Verso la fine degli anni 80, mentre la guerra fredda volgeva al suo epilogo, l’US Army College, coniò l’acronimo VUCA (Volatile, Uncertain, Complex e Ambiguos) per definire il concetto di leadership nel contesto del mutato scacchiere geopolitico. In anni più recenti, mi è capitato di veder citato il termine in occasione di workshop dedicati a diversi scenari ma mai tanto attuali quanto quelli osservabili in questi ultimi anni e, temo, in quelli a venire.
Dalla pandemia in poi, la volatilità, l’incertezza, la complessità e l’ambiguità sono infatti all’ordine del giorno e i tentativi di ritrovare il conforto in situazioni stabili, controllabili e prevedibili, sembrano destinati a fallire.
Le aziende, di qualsiasi dimensione, non fanno eccezione e talvolta faticano a ricollocarsi in un “VUCA world”. Dal canto loro, dirigenti e imprenditori sanno di dover puntare su una crescente agilità ma spesso faticano nel concretizzare il termine in strategie e azioni conseguenti.
Con la rivoluzione digitale, si sono moltiplicate le promesse di maggior agilità, in termini di maggiore efficienza e flessibilità dei processi aziendali e, più in generale, di una maggiore capacità di reazione ai mutamenti. Tuttavia, in mancanza di un’analisi critica dei modelli di business e organizzativi, si rischia spesso di rimanere al palo.
Prendiamo per esempio il lavoro in remoto, spesso chiamato ambiziosamente “worksmart” ma il più delle volte classificabile come “home work” ed entrato prepotentemente nelle discussioni quotidiane con il “lockdown”. L’isolamento in casa ha costretto molte persone a “far di necessità virtù” e in tempi record, scrivanie, sale riunioni e aule scolastiche sono state trasferite nelle nostre abitazioni private.
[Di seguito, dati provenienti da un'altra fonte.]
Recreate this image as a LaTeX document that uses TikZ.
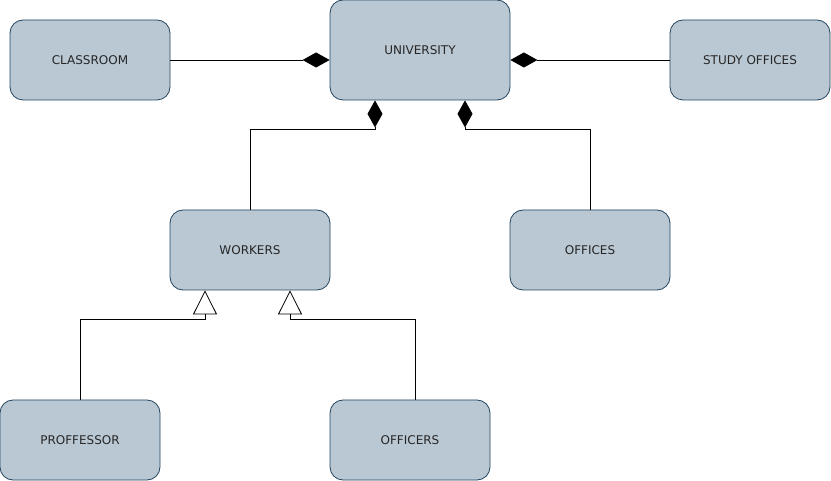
\documentclass[tikz,border=0pt]{standalone}
\usepackage{fontspec}
\setmainfont{DejaVu Sans}
\usetikzlibrary{arrows.meta}
\definecolor{boxfill}{HTML}{BAC8D3}
\definecolor{boxline}{HTML}{23445D}
\begin{document}
\begin{tikzpicture}[x=1pt, y=-1pt,
	entity/.style={draw=boxline, fill=boxfill, rounded corners=13pt, line width=0.8pt,
		minimum width=160pt, minimum height=80pt, inner sep=0pt,
		font=\fontsize{12}{14}\selectfont, text=black!85},
	comp/.style={-{Diamond[length=27pt, width=15pt]}, line width=0.8pt},
	gen/.style={-{Triangle[open, length=24pt, width=24pt]}, line width=0.8pt}]
	\useasboundingbox (0,0) rectangle (831,481);
	\node[entity, minimum width=180pt, minimum height=100pt] (Univ) at (420,50) {UNIVERSITY};
	\node[entity] (Class) at (90,60) {CLASSROOM};
	\node[entity] (Study) at (750,60) {STUDY OFFICES};
	\node[entity] (Work) at (250,250) {WORKERS};
	\node[entity] (Offi) at (590,250) {OFFICES};
	\node[entity] (Prof) at (80,440) {PROFFESSOR};
	\node[entity] (Offc) at (410,440) {OFFICERS};
	% aggregation to the university
	\draw[comp] (Class.east) -- (Univ.west |- Class.east);
	\draw[comp] (Study.west) -- (Univ.east |- Study.west);
	\draw[comp] (Work.north) -- ++(0,-80) -| ([xshift=-45pt]Univ.south);
	\draw[comp] (Offi.north) -- ++(0,-80) -| ([xshift=45pt]Univ.south);
	% kinds of workers
	\draw[gen] (Prof.north) -- ++(0,-80) -| ([xshift=-45pt]Work.south);
	\draw[gen] ([xshift=5pt]Offc.north) -- ++(0,-80) -| ([xshift=40pt]Work.south);
\end{tikzpicture}
\end{document}
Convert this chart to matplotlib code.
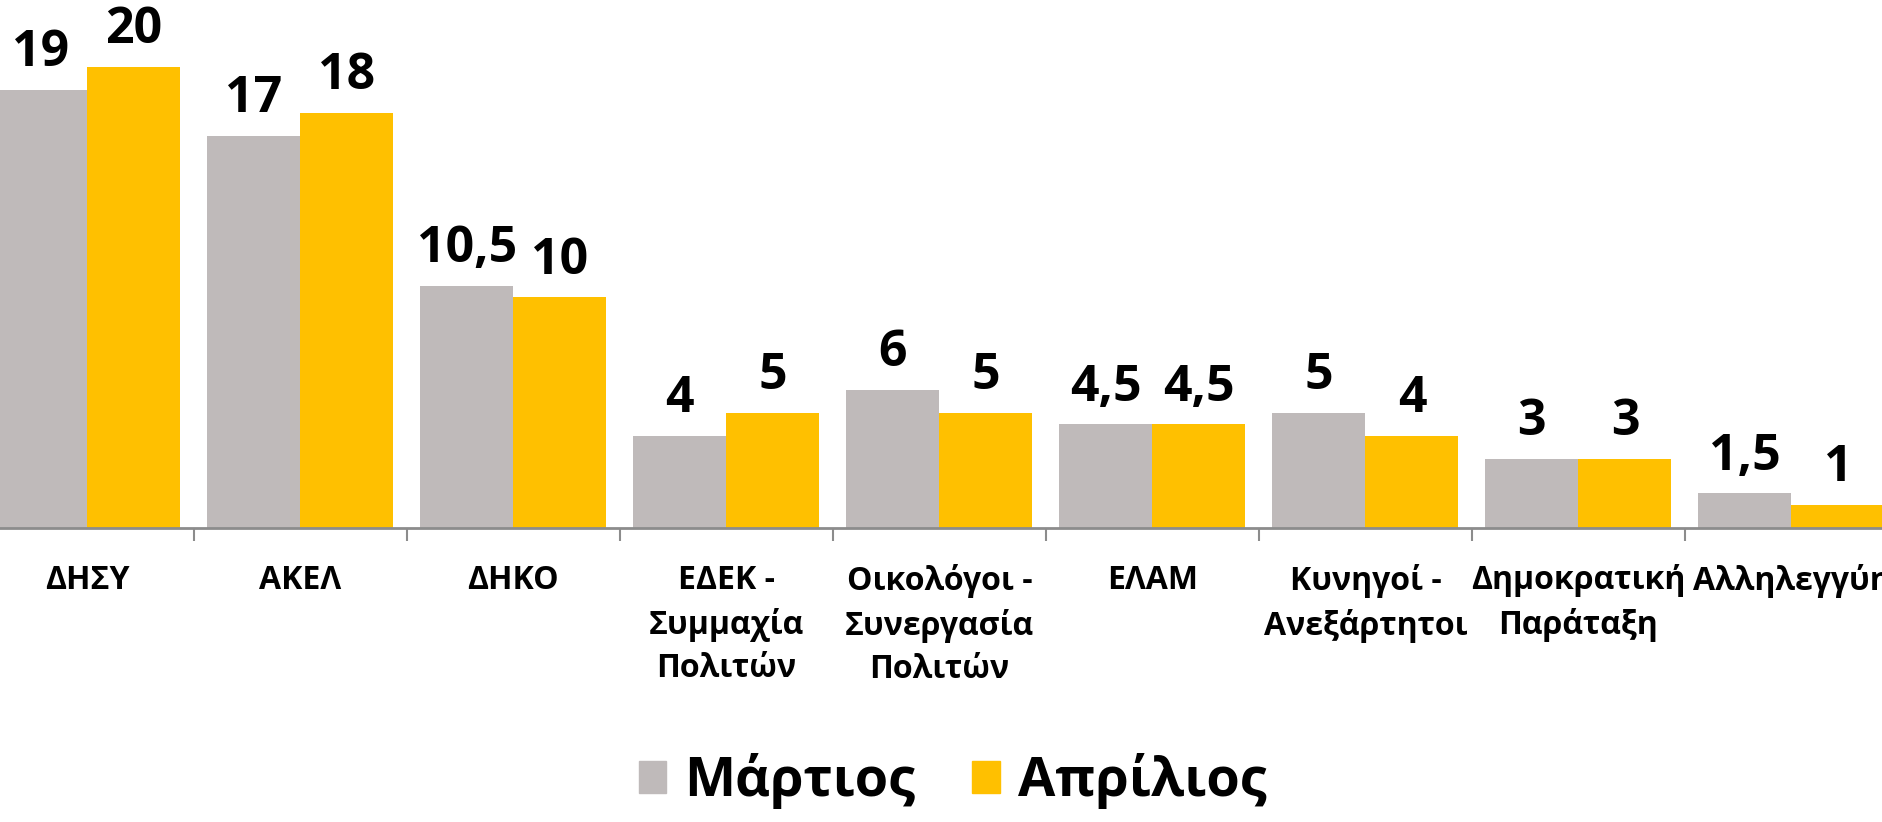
import numpy as np
import matplotlib.pyplot as plt
from matplotlib.patches import Patch

plt.rcParams['font.family'] = ['Open Sans', 'DejaVu Sans']

# data
parties = ['ΔΗΣΥ', 'ΑΚΕΛ', 'ΔΗΚΟ', 'ΕΔΕΚ -\nΣυμμαχία\nΠολιτών',
           'Οικολόγοι -\nΣυνεργασία\nΠολιτών', 'ΕΛΑΜ', 'Κυνηγοί -\nΑνεξάρτητοι',
           'Δημοκρατική\nΠαράταξη', 'Αλληλεγγύη']
march = [19, 17, 10.5, 4, 6, 4.5, 5, 3, 1.5]
april = [20, 18, 10, 5, 5, 4.5, 4, 3, 1]
series_names = ['Μάρτιος', 'Απρίλιος']

gray = '#BFBABA'
orange = '#FFC000'

fig = plt.figure(figsize=(18.83, 8.22), dpi=100)
ax = fig.add_axes([0, (822 - 528) / 822, 1, 528 / 822])

x = np.arange(len(parties))
w = 0.437
b1 = ax.bar(x - w / 2, march, w, color=gray, edgecolor='none')
b2 = ax.bar(x + w / 2, april, w, color=orange, edgecolor='none')


def fmt(v):
    return str(int(v)) if v == int(v) else str(v).replace('.', ',')


for bars, vals in [(b1, march), (b2, april)]:
    for rect, v in zip(bars, vals):
        ax.annotate(fmt(v), (rect.get_x() + rect.get_width() / 2, v),
                    xytext=(0, 17), textcoords='offset points',
                    ha='center', va='baseline', fontsize=36, fontweight='bold')

for s in ['top', 'right', 'left']:
    ax.spines[s].set_visible(False)
ax.spines['bottom'].set_color('#8C8C8C')
ax.spines['bottom'].set_linewidth(2)
ax.set_yticks([])

ax.set_xticks(x)
ax.set_xticklabels(parties, fontsize=23, fontweight='bold', linespacing=1.4)
ax.tick_params(axis='x', which='major', length=0, pad=26)
ax.set_xticks(np.arange(-0.5, len(parties) + 0.5, 1), minor=True)
ax.tick_params(axis='x', which='minor', length=9, width=1.5, color='#8C8C8C')

ax.set_xlim(-0.41, 8.43)
ax.set_ylim(0, 22.9)

handles = [Patch(color=gray), Patch(color=orange)]
fig.legend(handles, series_names, loc='center', bbox_to_anchor=(0.506, 1 - 781 / 822),
           ncol=2, frameon=False, prop={'size': 39, 'weight': 'bold'},
           handlelength=0.5, handleheight=0.55, handletextpad=0.35, columnspacing=1.05)

fig.savefig('out.png', dpi=100)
Molti computer da scrivania sono stati sostituiti dai PC portatili e il telefono ha lasciato il passo alle soluzioni di videoconferenza. La necessità impellente di mantenere la continuità operativa in una situazione di emergenza ha costretto molti di noi a riordinare le priorità ma spesso, come ad esempio nel caso della collaborazione aziendale, ci si è fermati alla videoconferenza: audio, video e, quando necessario, la condivisione dello schermo.
Il sistema di posta elettronica è rimasto impantanato nella funzione di gestore documentale mentre i gruppi su Whatsapp si sono moltiplicati in un variopinto ma non sempre sicuro mix tra privato (scuola dei figli compresa) e lavorativo. In buona sostanza, salvo qualche eccezione, si è persa l’occasione di approfondire il tema della cosiddetta “workstream collaboration” e di ripensare metodi e strumenti di lavoro.
Oggi, al riparo dell’emergenza sanitaria (si spera per molto tempo) qualcuno pensa addirittura di affidare al “worksmart” il compito di contenere le spese energetiche di quest’inverno, riproponendo il modello di lavoro d’emergenza, da riporre successivamente in naftalina non appena torneremo (ma torneremo?) alla normalità.
In questi mesi più tranquilli non mancano i casi di aziende che si ritrovano ad utilizzare soluzioni come Microsoft Teams forzandole nel ruolo di centralino telefonico con immancabili delusioni e dietrofront tecnologici (spesso costosi) verso soluzioni più classiche.
Le aziende che stanno ancora meditando la retromarcia potrebbero considerare l’alternativa di dirottare i costi verso un progetto per l’introduzione di un’efficiente metodologia di workstream collaboration.
Si parla spesso di “human centered design” ritenendo che il concetto sia applicabile solo alle grandi aziende, senza considerare che anche un’azienda con due collaboratori, può sviluppare interazioni efficienti (eventualmente estendendole anche a partner esterni) e guadagnando punti in competitività.
Il punto di partenza in questi casi è un work-shop interdisciplinare coordinato da un consulente esterno all’azienda (quindi potenzialmente al riparo da abitudini e opinioni consolidate nella routine) che approfondisca quei processi che prevedono l’interazione tra utenti (sia interni che esterni all’organizzazione). In una seconda fase, il consulente può aiutare i partecipanti a ridisegnare alcuni processi e guidarli verso la terza fase, quella in cui si “scopriranno” funzionalità insospettabili, spesso già presenti nella nostra suite di applicazioni.
Meglio quindi pensare al ricollocamento delle “mansioni” che affidiamo alle diverse applicazioni che risiedono stabilmente sul desktop del nostro computer e all’introduzione di una modalità di collaborazione con colleghi e partner più sostenibile, efficiente e pronta per qualsiasi nuova sorpresa che il mondo VUCA ha sicuramente in serbo per noi.